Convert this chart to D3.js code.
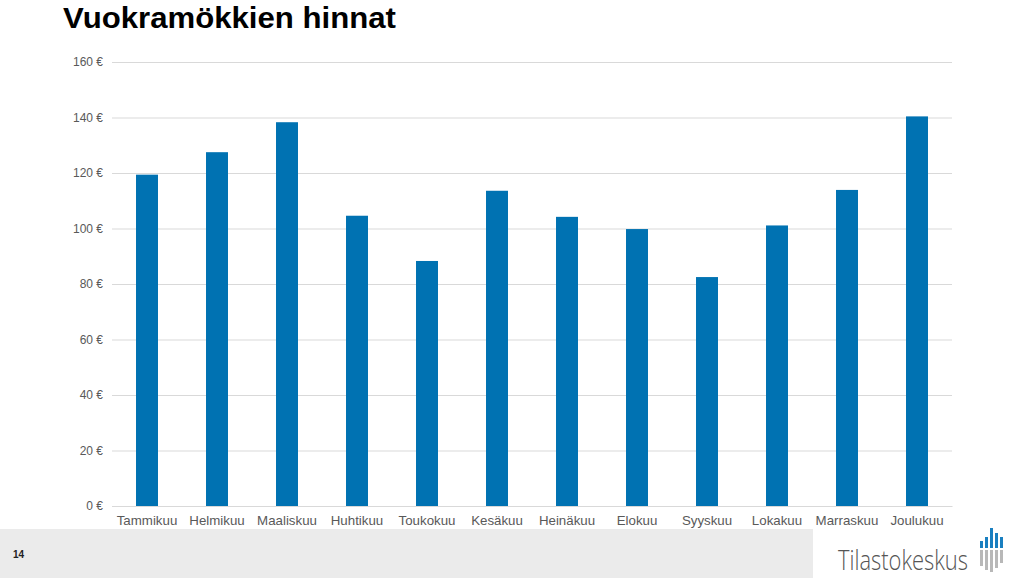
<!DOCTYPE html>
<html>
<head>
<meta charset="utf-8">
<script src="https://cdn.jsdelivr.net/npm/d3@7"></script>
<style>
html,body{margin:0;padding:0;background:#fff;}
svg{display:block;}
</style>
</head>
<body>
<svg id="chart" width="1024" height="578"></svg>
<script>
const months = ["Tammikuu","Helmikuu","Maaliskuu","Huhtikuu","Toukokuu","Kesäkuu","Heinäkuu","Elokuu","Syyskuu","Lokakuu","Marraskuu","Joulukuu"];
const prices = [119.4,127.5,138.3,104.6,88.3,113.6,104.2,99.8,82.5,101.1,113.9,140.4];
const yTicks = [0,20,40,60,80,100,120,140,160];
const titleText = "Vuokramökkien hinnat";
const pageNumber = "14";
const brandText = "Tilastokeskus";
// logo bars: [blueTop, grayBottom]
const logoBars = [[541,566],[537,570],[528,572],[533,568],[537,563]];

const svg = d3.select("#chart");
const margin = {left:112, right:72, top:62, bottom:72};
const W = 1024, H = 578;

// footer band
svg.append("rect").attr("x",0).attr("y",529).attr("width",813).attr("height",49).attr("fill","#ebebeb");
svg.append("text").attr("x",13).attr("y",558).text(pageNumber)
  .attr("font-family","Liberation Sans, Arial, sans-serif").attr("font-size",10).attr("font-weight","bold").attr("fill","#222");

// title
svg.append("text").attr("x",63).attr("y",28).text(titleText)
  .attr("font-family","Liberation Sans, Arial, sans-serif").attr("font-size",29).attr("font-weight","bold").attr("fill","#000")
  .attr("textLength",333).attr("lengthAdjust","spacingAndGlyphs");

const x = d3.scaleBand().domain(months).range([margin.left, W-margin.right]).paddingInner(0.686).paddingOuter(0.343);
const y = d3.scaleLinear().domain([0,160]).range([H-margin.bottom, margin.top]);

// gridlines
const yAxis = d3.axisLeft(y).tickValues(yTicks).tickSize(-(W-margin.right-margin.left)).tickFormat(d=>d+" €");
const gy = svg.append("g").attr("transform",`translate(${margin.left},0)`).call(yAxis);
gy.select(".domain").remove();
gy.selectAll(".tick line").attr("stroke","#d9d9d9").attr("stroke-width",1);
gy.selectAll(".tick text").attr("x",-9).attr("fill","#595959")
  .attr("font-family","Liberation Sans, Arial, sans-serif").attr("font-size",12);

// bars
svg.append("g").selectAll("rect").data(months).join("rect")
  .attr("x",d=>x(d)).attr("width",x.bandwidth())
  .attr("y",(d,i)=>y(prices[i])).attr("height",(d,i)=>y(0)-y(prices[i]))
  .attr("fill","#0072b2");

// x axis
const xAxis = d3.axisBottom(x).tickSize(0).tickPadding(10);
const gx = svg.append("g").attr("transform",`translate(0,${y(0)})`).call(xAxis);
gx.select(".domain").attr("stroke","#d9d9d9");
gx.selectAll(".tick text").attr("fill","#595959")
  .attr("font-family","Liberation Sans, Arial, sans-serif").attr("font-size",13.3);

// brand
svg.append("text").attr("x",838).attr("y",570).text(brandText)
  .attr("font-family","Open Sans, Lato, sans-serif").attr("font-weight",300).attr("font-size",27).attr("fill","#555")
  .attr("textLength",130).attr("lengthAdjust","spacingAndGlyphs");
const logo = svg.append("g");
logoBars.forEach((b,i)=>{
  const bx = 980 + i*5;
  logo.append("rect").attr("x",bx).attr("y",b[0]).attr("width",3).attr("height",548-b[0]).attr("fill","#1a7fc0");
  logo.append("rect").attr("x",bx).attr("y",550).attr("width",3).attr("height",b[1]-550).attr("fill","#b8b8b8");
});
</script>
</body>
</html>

# # # # #

EXERCISE => Every line of text is to be repeated exactly; pictures are left out.

ANSWER BELOW =>
Convert this chart to D3.js code.
<!DOCTYPE html>
<html>
<head>
<meta charset="utf-8">
<script src="https://cdn.jsdelivr.net/npm/d3@7"></script>
<style>
html,body{margin:0;padding:0;background:#fff;}
svg{display:block;}
</style>
</head>
<body>
<svg id="chart" width="1024" height="578"></svg>
<script>
const months = ["Tammikuu","Helmikuu","Maaliskuu","Huhtikuu","Toukokuu","Kesäkuu","Heinäkuu","Elokuu","Syyskuu","Lokakuu","Marraskuu","Joulukuu"];
const prices = [119.4,127.5,138.3,104.6,88.3,113.6,104.2,99.8,82.5,101.1,113.9,140.4];
const yTicks = [0,20,40,60,80,100,120,140,160];
const titleText = "Vuokramökkien hinnat";
const pageNumber = "14";
const brandText = "Tilastokeskus";
// logo bars: [blueTop, grayBottom]
const logoBars = [[541,566],[537,570],[528,572],[533,568],[537,563]];

const svg = d3.select("#chart");
const margin = {left:112, right:72, top:62, bottom:72};
const W = 1024, H = 578;

// footer band
svg.append("rect").attr("x",0).attr("y",529).attr("width",813).attr("height",49).attr("fill","#ebebeb");
svg.append("text").attr("x",13).attr("y",558).text(pageNumber)
  .attr("font-family","Liberation Sans, Arial, sans-serif").attr("font-size",10).attr("font-weight","bold").attr("fill","#222");

// title
svg.append("text").attr("x",63).attr("y",28).text(titleText)
  .attr("font-family","Liberation Sans, Arial, sans-serif").attr("font-size",29).attr("font-weight","bold").attr("fill","#000")
  .attr("textLength",333).attr("lengthAdjust","spacingAndGlyphs");

const x = d3.scaleBand().domain(months).range([margin.left, W-margin.right]).paddingInner(0.686).paddingOuter(0.343);
const y = d3.scaleLinear().domain([0,160]).range([H-margin.bottom, margin.top]);

// gridlines
const yAxis = d3.axisLeft(y).tickValues(yTicks).tickSize(-(W-margin.right-margin.left)).tickFormat(d=>d+" €");
const gy = svg.append("g").attr("transform",`translate(${margin.left},0)`).call(yAxis);
gy.select(".domain").remove();
gy.selectAll(".tick line").attr("stroke","#d9d9d9").attr("stroke-width",1);
gy.selectAll(".tick text").attr("x",-9).attr("fill","#595959")
  .attr("font-family","Liberation Sans, Arial, sans-serif").attr("font-size",12);

// bars
svg.append("g").selectAll("rect").data(months).join("rect")
  .attr("x",d=>x(d)).attr("width",x.bandwidth())
  .attr("y",(d,i)=>y(prices[i])).attr("height",(d,i)=>y(0)-y(prices[i]))
  .attr("fill","#0072b2");

// x axis
const xAxis = d3.axisBottom(x).tickSize(0).tickPadding(10);
const gx = svg.append("g").attr("transform",`translate(0,${y(0)})`).call(xAxis);
gx.select(".domain").attr("stroke","#d9d9d9");
gx.selectAll(".tick text").attr("fill","#595959")
  .attr("font-family","Liberation Sans, Arial, sans-serif").attr("font-size",13.3);

// brand
svg.append("text").attr("x",838).attr("y",570).text(brandText)
  .attr("font-family","Open Sans, Lato, sans-serif").attr("font-weight",300).attr("font-size",27).attr("fill","#555")
  .attr("textLength",130).attr("lengthAdjust","spacingAndGlyphs");
const logo = svg.append("g");
logoBars.forEach((b,i)=>{
  const bx = 980 + i*5;
  logo.append("rect").attr("x",bx).attr("y",b[0]).attr("width",3).attr("height",548-b[0]).attr("fill","#1a7fc0");
  logo.append("rect").attr("x",bx).attr("y",550).attr("width",3).attr("height",b[1]-550).attr("fill","#b8b8b8");
});
</script>
</body>
</html>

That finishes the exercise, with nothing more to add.